THERE ARE A HANDFUL OF SEASONAL CERTAINTIES in the Northern Rockies, a reassuring list of essential occasions that keep swinging around, year to year. Spring brandings come to mind, as do small-town rodeos on the Fourth of July, winter skijoring, and that one annual ice fishing trip that you swear you’ll never take again. Foremost among these, since 1904 — and during what always seems to be the hottest week of the year — the Crow Fair Powwow Celebration.

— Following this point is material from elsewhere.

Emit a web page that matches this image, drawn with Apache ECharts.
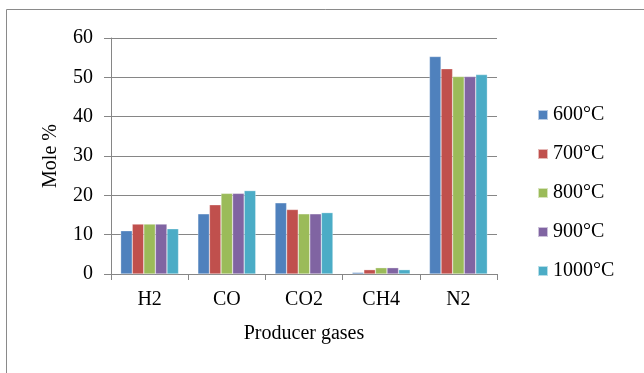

With attendees from as many as 40 different tribes, Crow Fair has been described as the largest Native American gathering in the country, and that sounds about right. For those five days during the third week of August, there might be 1,500 teepees bristling along the banks of the Little Bighorn, just downriver from Crow Agency, Montana. There’s a circular dance arbor with bleachers, commercial booths, all-Indian horse races, and a rodeo. Dust in the air raised by all those hooves, and that singular odor of horses and hay, carney food and campfires. The mornings begin with a parade through the camp, a winding horseback procession led by a color guard of Native American veterans, followed by tribal members, most all on horseback, dressed in their powwow best, with beaded leatherwork, feathered bonnets, elk tooth dresses, and other hand-crafted tribal garb. Children along the route grab at handfuls of candy tossed by the parade members. Evenings, there’s the hard pulse of drum circles, and the evocative, haunting undercurrent of tribal songs.
The powwow is simultaneously a celebration and an affirmation, a reunion and a competition, an opportunity to reach out to visitors as well as re-establish old connections. And for Will Brewster, a photographer interested in all things Western, the event has always been a unique opportunity. From his first Crow Fair in the late 1980s to his most recent trip in 2015, it has been four annual days of unforgettable compositions, of a chance to put a new spin on a traditional visual vocabulary. “It’s worth it to me to just see the teepees and the horses,” he said recently. “See kids hanging out for a week, commuting on horses, riding from one camp to the next. It’s not atypical for it to be 105 degrees, so the kids will spend a lot of time riding ponies down to the water, watering horses, and swimming. Instead of bicycles, it’s bareback horses.”

Brewster has his favorite times to photograph. “I try to hit it earlier in the morning, see who’s wandering around, and then later in the evening, get some of that balanced, pretty light. Those are my favorite times to shoot.” And he tends to gravitate toward the fancy dancing, toward traditional garb. “The dancing doesn’t usually start until around noon or one,” he said, “but it’s nothing for them to compete until three or four in the morning.”

Rooted by all accounts in an attempt by the Bureau of Indian Affairs to nudge the Apsaalooke toward farming and ranching, the earliest Crow Fairs revolved around the exhibition of stock and locally raised foodstuffs. Federal policy, in those early years, generally prohibited Native singing and dancing. And yet, over the years, Crow Fair has become something else entirely. At this point, in these early years of the 21st century, it is a welcome reprieve, a gesture toward a bygone era. And if you are not a member of the tribe, it’s a gift that the tribe offers us. A privileged glimpse into what might otherwise be a very private experience. If you’re a photographer, the trick is to see past the predictable tropes, the visuals that we’re taught to expect, and linger on the real, the surprising, the continuation of ancient traditions that are beyond any one person. It’s a tough gig, but Will Brewster does it better than just about anybody.